Valeant's taking a beating...again

Valeant Pharmaceuticals is taking a beating. The shares are down 11% on Monday, at levels they haven’t hit since November.

Wall Street is still talking about a 40 page report Wells Fargo analyst David Maris put out about the company on Friday. In it, Maris called into question whether or not the company could survive on a business model that emphasises sales volume rather than price increases.

The stock has fallen almost 15% since the report landed last week, and is now trading close to $75 a share. Maris has a target of $65 to $68, or as much as 13% below current levels.

Valeant was forced to change its model after accusations from short seller and government scrutiny brought its aggressive pricing practices to light. Since then, the company was forced to terminate its relationship with a secret pharmacy called Philidor, and company executives have been called to Washington to explain how they set prices.

Valeant signed a new distribution deal with Walgreens to make up for the loss of Philidor, but Maris doesn’t think it’s going to work out so well for them.

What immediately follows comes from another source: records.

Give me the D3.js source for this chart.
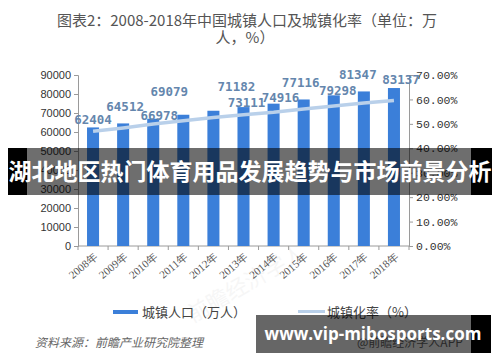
<!DOCTYPE html>
<html><head><meta charset="utf-8">
<script src="https://cdn.jsdelivr.net/npm/d3@7/dist/d3.min.js"></script>
<style>body{margin:0;background:#fff}svg{display:block}</style>
</head><body>
<svg id="c" width="500" height="362"></svg>
<script>
const years = ["2008年","2009年","2010年","2011年","2012年","2013年","2014年","2015年","2016年","2017年","2018年"];
const population = [62404,64512,66978,69079,71182,73111,74916,77116,79298,81347,83137];
const urbanRate = [46.99,48.34,49.95,51.27,52.57,53.73,54.77,56.10,57.35,58.52,59.58];
const leftTicks = [0,10000,20000,30000,40000,50000,60000,70000,80000,90000];
const rightTicks = [0,10,20,30,40,50,60,70];
const titleLines = ["图表2：2008-2018年中国城镇人口及城镇化率（单位：万","人，%）"];
const legendLabels = ["城镇人口（万人）","城镇化率（%）"];
const sourceText = "资料来源：前瞻产业研究院整理";
const sourceRight = "@前瞻经济学人APP";
const bannerText = "湖北地区热门体育用品发展趋势与市场前景分析";
const siteText = "www.vip-mibosports.com";
// label offsets (layout only): [dx, dy] relative to bar top centre
const labelOffsets = [[0,-3],[2,-12],[6,1],[-14,-19],[23,-20],[3,0],[7,-2],[-3,-12],[4,0],[-6,-12],[7,-4]];

const svg = d3.select("#c");
const x = d3.scaleBand().domain(years).range([78,409]).paddingInner(0.6).paddingOuter(0.3);
const y = d3.scaleLinear().domain([0,90000]).range([246,75]);
const yR = d3.scaleLinear().domain([0,70]).range([246,75]);

// title
svg.selectAll("text.title").data(titleLines).join("text").attr("class","title")
  .attr("x",(d,i)=> i===0?247:245).attr("y",(d,i)=>26+i*17)
  .attr("text-anchor","middle").attr("font-family","'Noto Sans CJK SC',sans-serif")
  .attr("font-size",15).attr("fill","#555").text(d=>d);

// faint watermark
svg.append("text").attr("x",250).attr("y",290).attr("text-anchor","middle")
  .attr("transform","rotate(-30,250,290)").attr("font-family","'Noto Sans CJK SC',sans-serif")
  .attr("font-size",22).attr("fill","#000").attr("opacity",0.03).text("前瞻经济学人");

// axes
const gL = svg.append("g").attr("transform","translate(78,0)")
  .call(d3.axisLeft(y).tickValues(leftTicks).tickSize(4).tickFormat(d3.format("d")));
gL.selectAll("text").attr("font-family","'Liberation Sans',Arial,sans-serif").attr("font-size",11).attr("fill","#333");
const gR = svg.append("g").attr("transform","translate(409,0)")
  .call(d3.axisRight(yR).tickValues(rightTicks).tickSize(4).tickFormat(d=>d.toFixed(2)+"%"));
gR.selectAll("text").attr("font-family","'Liberation Mono',monospace").attr("font-size",11.5).attr("fill","#333").attr("x",7);
[gL,gR].forEach(g=>{g.select(".domain").attr("stroke","#9a9a9a");g.selectAll(".tick line").attr("stroke","#9a9a9a");});

// x axis
const gX = svg.append("g");
gX.append("line").attr("x1",78).attr("x2",409).attr("y1",246).attr("y2",246).attr("stroke","#9a9a9a");
const step = x.step();
gX.selectAll("line.t").data(d3.range(years.length+1)).join("line").attr("class","t")
  .attr("x1",i=>78+i*step).attr("x2",i=>78+i*step).attr("y1",246).attr("y2",250).attr("stroke","#9a9a9a");
gX.selectAll("text").data(years).join("text")
  .attr("transform",d=>`translate(${x(d)+x.bandwidth()/2+5},258) rotate(-40)`)
  .attr("text-anchor","end").attr("font-family","'Liberation Serif',serif").attr("font-size",11).attr("fill","#555").text(d=>d);

// bars
svg.selectAll("rect.bar").data(population).join("rect").attr("class","bar")
  .attr("x",(d,i)=>x(years[i])).attr("width",x.bandwidth())
  .attr("y",d=>y(d)).attr("height",d=>246-y(d)).attr("fill","#3b7fd9");

// line
const line = d3.line().x((d,i)=>x(years[i])+x.bandwidth()/2).y(d=>yR(d));
svg.append("path").datum(urbanRate).attr("d",line).attr("fill","none").attr("stroke","#b9d0ea").attr("stroke-width",3.5);

// value labels
svg.selectAll("text.val").data(population).join("text").attr("class","val")
  .attr("x",(d,i)=>x(years[i])+x.bandwidth()/2+labelOffsets[i][0])
  .attr("y",(d,i)=>y(d)+labelOffsets[i][1])
  .attr("text-anchor","middle").attr("font-family","'DejaVu Sans Mono',monospace")
  .attr("font-size",12.5).attr("font-weight","bold").attr("fill","#6486ad").text(d=>d);

// legend
svg.append("rect").attr("x",113).attr("y",310).attr("width",25).attr("height",4).attr("fill","#3b7fd9");
svg.append("text").attr("x",142).attr("y",317).attr("font-family","'Noto Sans CJK SC',sans-serif").attr("font-size",13).attr("fill","#444").text(legendLabels[0]);
svg.append("rect").attr("x",298).attr("y",310).attr("width",27).attr("height",3).attr("fill","#b9d0ea");
svg.append("text").attr("x",327).attr("y",317).attr("font-family","'Noto Sans CJK SC',sans-serif").attr("font-size",13).attr("fill","#444").text(legendLabels[1]);

// source
svg.append("text").attr("x",35).attr("y",347).attr("font-family","'Noto Sans CJK SC',sans-serif").attr("font-size",12)
  .attr("font-style","italic").attr("fill","#666").text(sourceText);
svg.append("text").attr("x",357).attr("y",347).attr("font-family","'Noto Sans CJK SC',sans-serif").attr("font-size",12).attr("fill","#666").text(sourceRight);

// banner overlay
svg.append("rect").attr("x",8).attr("y",148).attr("width",19).attr("height",47).attr("fill","#000");
svg.append("rect").attr("x",471).attr("y",148).attr("width",21).attr("height",47).attr("fill","#000");
svg.append("rect").attr("x",27).attr("y",148).attr("width",444).attr("height",47).attr("fill","#000").attr("opacity",0.57);
svg.append("text").attr("x",250).attr("y",180).attr("text-anchor","middle")
  .attr("font-family","'Noto Sans CJK SC',sans-serif").attr("font-weight","bold")
  .attr("font-size",23).attr("fill","#fff").text(bannerText);

// site overlay
svg.append("rect").attr("x",256).attr("y",315).attr("width",215).attr("height",38).attr("fill","#000").attr("opacity",0.6);
svg.append("rect").attr("x",471).attr("y",315).attr("width",20).attr("height",38).attr("fill","#000");
svg.append("text").attr("x",373).attr("y",340).attr("text-anchor","middle")
  .attr("font-family","'Open Sans','DejaVu Sans',sans-serif").attr("font-weight","bold")
  .attr("font-size",17).attr("fill","#fff").text(siteText);
</script>
</body></html>
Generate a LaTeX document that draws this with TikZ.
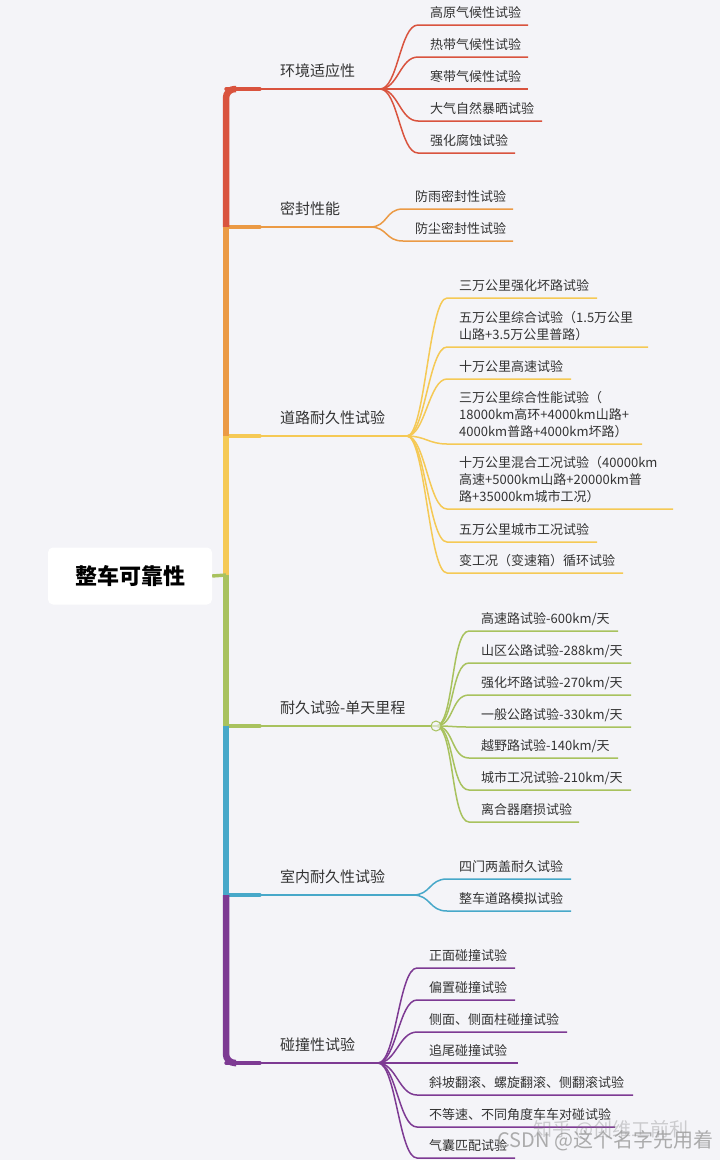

And there’s another danger Maris is very clear about in his piece. The fact that Valeant is sitting on $30 billion of debt — which it has, in fairness, said it will spend 2016 paying down — but actually doesn’t have that much in tangible assets.

In fact, if you take out intangible assets, like goodwill for future sales, you have a company very, very much in the red, From Wells Fargo [emphasis ours]:

Approximately 82% of Valeant’s total assets are made up of goodwill and intangibles. We calculate Valeant’s tangible assets, plus cash, as $6.7 billion as of September 30, 2015. When we subtract total debt, we arrive at a value of approximately ($24) billion.

We’ve reached out to Valeant for a response, and will update this post when we hear back.

Maris says that Valeant’s practice of cutting R&D spending already made it necessary for the company to impair goodwill after some time, and that current issues with the company can only make that worse.

If Valeant is forced to impair goodwill or certain intangibles, its leverage ratios and balance sheet risk could further increase. Given the significant leverage that Valeant’s balance sheet is currently supporting, we find this possibility to be very concerning and believe investors should be aware of this risk.

Well now investors know, and it seems they’re not happy about.